DATASET CONTENT >>
::::::

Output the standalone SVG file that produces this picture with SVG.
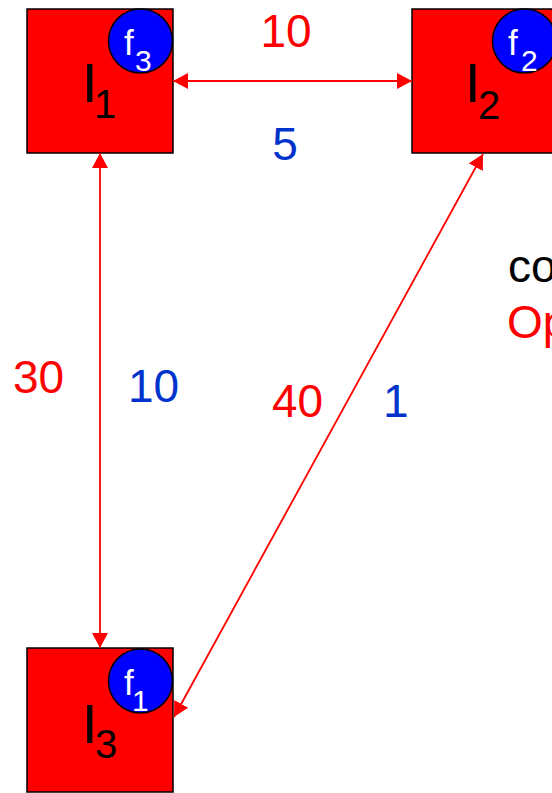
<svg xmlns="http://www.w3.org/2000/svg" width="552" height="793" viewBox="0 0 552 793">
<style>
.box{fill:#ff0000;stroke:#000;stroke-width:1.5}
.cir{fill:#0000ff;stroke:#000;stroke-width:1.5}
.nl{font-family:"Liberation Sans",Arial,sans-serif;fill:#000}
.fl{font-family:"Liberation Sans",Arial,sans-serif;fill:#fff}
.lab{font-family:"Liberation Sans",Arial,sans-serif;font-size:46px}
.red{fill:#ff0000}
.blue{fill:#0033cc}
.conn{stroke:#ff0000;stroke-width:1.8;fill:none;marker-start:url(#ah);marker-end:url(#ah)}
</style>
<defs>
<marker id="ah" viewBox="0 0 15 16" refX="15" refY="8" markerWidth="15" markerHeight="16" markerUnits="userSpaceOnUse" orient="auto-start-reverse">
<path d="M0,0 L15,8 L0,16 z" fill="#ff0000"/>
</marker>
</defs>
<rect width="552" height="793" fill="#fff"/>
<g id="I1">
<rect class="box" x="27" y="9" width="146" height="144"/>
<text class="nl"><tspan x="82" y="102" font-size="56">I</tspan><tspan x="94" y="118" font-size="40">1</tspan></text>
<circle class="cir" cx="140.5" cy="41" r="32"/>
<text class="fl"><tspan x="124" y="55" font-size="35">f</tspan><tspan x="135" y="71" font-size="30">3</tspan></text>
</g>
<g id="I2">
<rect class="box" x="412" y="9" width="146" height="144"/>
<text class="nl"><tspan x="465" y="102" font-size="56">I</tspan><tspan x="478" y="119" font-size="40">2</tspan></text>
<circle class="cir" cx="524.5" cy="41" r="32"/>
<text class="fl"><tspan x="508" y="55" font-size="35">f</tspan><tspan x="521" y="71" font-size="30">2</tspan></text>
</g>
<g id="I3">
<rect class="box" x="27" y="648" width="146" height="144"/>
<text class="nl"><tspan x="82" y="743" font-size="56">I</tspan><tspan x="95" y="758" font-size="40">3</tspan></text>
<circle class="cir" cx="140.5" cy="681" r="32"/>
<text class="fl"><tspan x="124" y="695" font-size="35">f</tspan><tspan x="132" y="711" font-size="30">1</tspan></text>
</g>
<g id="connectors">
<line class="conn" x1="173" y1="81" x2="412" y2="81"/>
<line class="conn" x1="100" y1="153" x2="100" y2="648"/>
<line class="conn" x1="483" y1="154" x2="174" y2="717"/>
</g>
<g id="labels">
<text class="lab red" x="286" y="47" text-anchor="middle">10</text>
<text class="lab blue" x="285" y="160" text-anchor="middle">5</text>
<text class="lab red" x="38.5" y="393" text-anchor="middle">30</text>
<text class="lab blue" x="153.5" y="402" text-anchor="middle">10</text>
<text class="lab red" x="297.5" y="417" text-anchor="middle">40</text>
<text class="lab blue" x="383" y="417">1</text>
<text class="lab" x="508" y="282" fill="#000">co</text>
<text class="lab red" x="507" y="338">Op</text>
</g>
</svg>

::::::

WHAT TO WORK ON >> Repeat the material above in full and unchanged, minus its images.

SOLUTION FOR THIS PROBLEM >>
Output the standalone SVG file that produces this picture with SVG.
<svg xmlns="http://www.w3.org/2000/svg" width="552" height="793" viewBox="0 0 552 793">
<style>
.box{fill:#ff0000;stroke:#000;stroke-width:1.5}
.cir{fill:#0000ff;stroke:#000;stroke-width:1.5}
.nl{font-family:"Liberation Sans",Arial,sans-serif;fill:#000}
.fl{font-family:"Liberation Sans",Arial,sans-serif;fill:#fff}
.lab{font-family:"Liberation Sans",Arial,sans-serif;font-size:46px}
.red{fill:#ff0000}
.blue{fill:#0033cc}
.conn{stroke:#ff0000;stroke-width:1.8;fill:none;marker-start:url(#ah);marker-end:url(#ah)}
</style>
<defs>
<marker id="ah" viewBox="0 0 15 16" refX="15" refY="8" markerWidth="15" markerHeight="16" markerUnits="userSpaceOnUse" orient="auto-start-reverse">
<path d="M0,0 L15,8 L0,16 z" fill="#ff0000"/>
</marker>
</defs>
<rect width="552" height="793" fill="#fff"/>
<g id="I1">
<rect class="box" x="27" y="9" width="146" height="144"/>
<text class="nl"><tspan x="82" y="102" font-size="56">I</tspan><tspan x="94" y="118" font-size="40">1</tspan></text>
<circle class="cir" cx="140.5" cy="41" r="32"/>
<text class="fl"><tspan x="124" y="55" font-size="35">f</tspan><tspan x="135" y="71" font-size="30">3</tspan></text>
</g>
<g id="I2">
<rect class="box" x="412" y="9" width="146" height="144"/>
<text class="nl"><tspan x="465" y="102" font-size="56">I</tspan><tspan x="478" y="119" font-size="40">2</tspan></text>
<circle class="cir" cx="524.5" cy="41" r="32"/>
<text class="fl"><tspan x="508" y="55" font-size="35">f</tspan><tspan x="521" y="71" font-size="30">2</tspan></text>
</g>
<g id="I3">
<rect class="box" x="27" y="648" width="146" height="144"/>
<text class="nl"><tspan x="82" y="743" font-size="56">I</tspan><tspan x="95" y="758" font-size="40">3</tspan></text>
<circle class="cir" cx="140.5" cy="681" r="32"/>
<text class="fl"><tspan x="124" y="695" font-size="35">f</tspan><tspan x="132" y="711" font-size="30">1</tspan></text>
</g>
<g id="connectors">
<line class="conn" x1="173" y1="81" x2="412" y2="81"/>
<line class="conn" x1="100" y1="153" x2="100" y2="648"/>
<line class="conn" x1="483" y1="154" x2="174" y2="717"/>
</g>
<g id="labels">
<text class="lab red" x="286" y="47" text-anchor="middle">10</text>
<text class="lab blue" x="285" y="160" text-anchor="middle">5</text>
<text class="lab red" x="38.5" y="393" text-anchor="middle">30</text>
<text class="lab blue" x="153.5" y="402" text-anchor="middle">10</text>
<text class="lab red" x="297.5" y="417" text-anchor="middle">40</text>
<text class="lab blue" x="383" y="417">1</text>
<text class="lab" x="508" y="282" fill="#000">co</text>
<text class="lab red" x="507" y="338">Op</text>
</g>
</svg>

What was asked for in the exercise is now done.